The conference also featured two concurrent panels of faculty members, alumni, and industry experts. One panel on asset management featured Andrew Ang, the Ann F. Kaplan Professor of Finance and Economics; Jacques Chappuis ’98, head of Morgan Stanley Alternative Investment Partners; Amir Emami ’05, managing director of SGS Asset Management; and Robert Hodrick, the Nomura Professor of International Finance. The panel was moderated by Charles Jones, the Robert W. Lear Professor of Finance and Economics and director of the Program for Financial Studies.

Laurie Hodrick, the A. Barton Hepburn Professor of Economics in the Faculty of Business and founding director of the Program for Financial Studies (and chair of its advisory board), moderated a panel on corporate finance featuring Candace Browning ’79, head of global research at Bank of America Merrill Lynch; Charles Calomiris, the Henry Kaufman Professor of Financial Institutions and curriculum director of the Program for Financial Studies; John Moon, managing director at Morgan Stanley Capital Partners; and Morten Sorensen, the Daniel W. Stanton Associate Professor of Business. Both panels and the keynote address invited questions from the audience.
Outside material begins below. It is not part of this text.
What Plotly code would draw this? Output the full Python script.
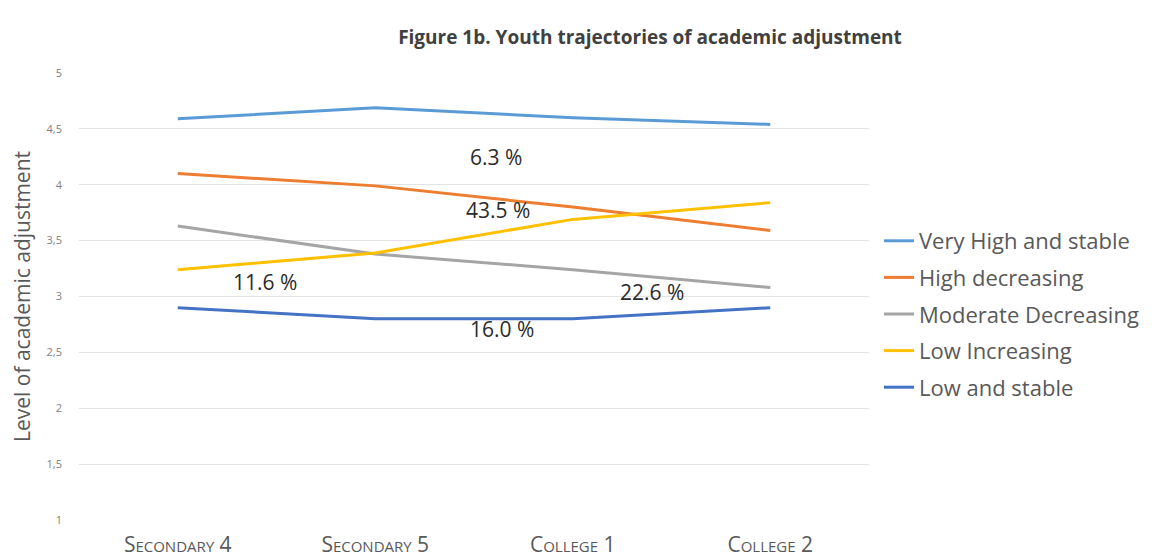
import plotly.graph_objects as go

categories = ["Secondary 4", "Secondary 5", "College 1", "College 2"]
series_names = ["Very High and stable", "High decreasing", "Moderate Decreasing",
                "Low Increasing", "Low and stable"]
very_high = [4.59, 4.69, 4.60, 4.54]
high_decr = [4.10, 3.99, 3.80, 3.59]
moderate_decr = [3.63, 3.38, 3.24, 3.08]
low_incr = [3.24, 3.39, 3.69, 3.84]
low_stable = [2.90, 2.80, 2.80, 2.90]
colors = ["#5B9BD5", "#ED7D31", "#A5A5A5", "#FFC000", "#4472C4"]

pct_labels = ["6.3 %", "43.5 %", "11.6 %", "22.6 %", "16.0 %"]
pct_x = [1.61, 1.62, 0.44, 2.40, 1.64]
pct_y = [4.25, 3.77, 3.13, 3.04, 2.71]

y_ticks = [1, 1.5, 2, 2.5, 3, 3.5, 4, 4.5, 5]

fig = go.Figure()
for i, (name, vals, col) in enumerate(zip(series_names,
                           [very_high, high_decr, moderate_decr, low_incr, low_stable],
                           colors)):
    fig.add_trace(go.Scatter(x=list(range(len(categories))), y=vals, mode="lines",
                             name=name, legendgroup="g%d" % i,
                             line=dict(color=col, width=3)))

for t, x, y in zip(pct_labels, pct_x, pct_y):
    fig.add_annotation(x=x, y=y, text=t, showarrow=False,
                       font=dict(family="Open Sans", size=21, color="#2B2B2B"))

fig.update_layout(
    width=1165, height=558,
    paper_bgcolor="white", plot_bgcolor="white",
    margin=dict(l=71, r=304, t=65, b=46),
    separators=",.",
    title=dict(text="<b>Figure 1b. Youth trajectories of academic adjustment</b>",
               x=642 / 1165, xanchor="center", y=1 - 29 / 558, yanchor="middle",
               font=dict(family="Open Sans", size=19, color="#404040")),
    legend=dict(xref="container", yref="container",
                x=871 / 1165, xanchor="left", y=1 - 306 / 558, yanchor="middle",
                font=dict(family="Open Sans", size=22, color="#595959"),
                bgcolor="rgba(0,0,0,0)", itemwidth=30, tracegroupgap=5),
    showlegend=True,
)
fig.update_xaxes(
    range=[-0.5, 3.5], tickvals=list(range(len(categories))), ticktext=categories,
    showgrid=False, zeroline=False, showline=False, ticks="", automargin=False,
    tickfont=dict(family="Open Sans", size=21, color="#595959", variant="small-caps"),
    ticklabelstandoff=10,
)
fig.update_yaxes(
    range=[1, 5], tickvals=y_ticks, showgrid=True, gridcolor="#E3E3E3", gridwidth=1,
    zeroline=False, showline=False, ticks="", automargin=False,
    tickfont=dict(family="Open Sans", size=11, color="#7F7F7F"),
    ticklabelstandoff=16,
    title=dict(text="Level of academic adjustment", standoff=12,
               font=dict(family="Open Sans", size=21, color="#595959")),
)

fig.write_html("out.html")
The Program for Financial Studies is governed by an 22-member executive advisory board and an eight-member academic advisory board that ensure that the program supports research and the development of intellectual capital, enhances the curriculum and activities for students, and creates external outreach opportunities to promote an ongoing exchange of ideas on timely topics of interest.

Videos of the keynote address and the panels, a photo slide show of the event, and a copy of the keynote address are available on the program website.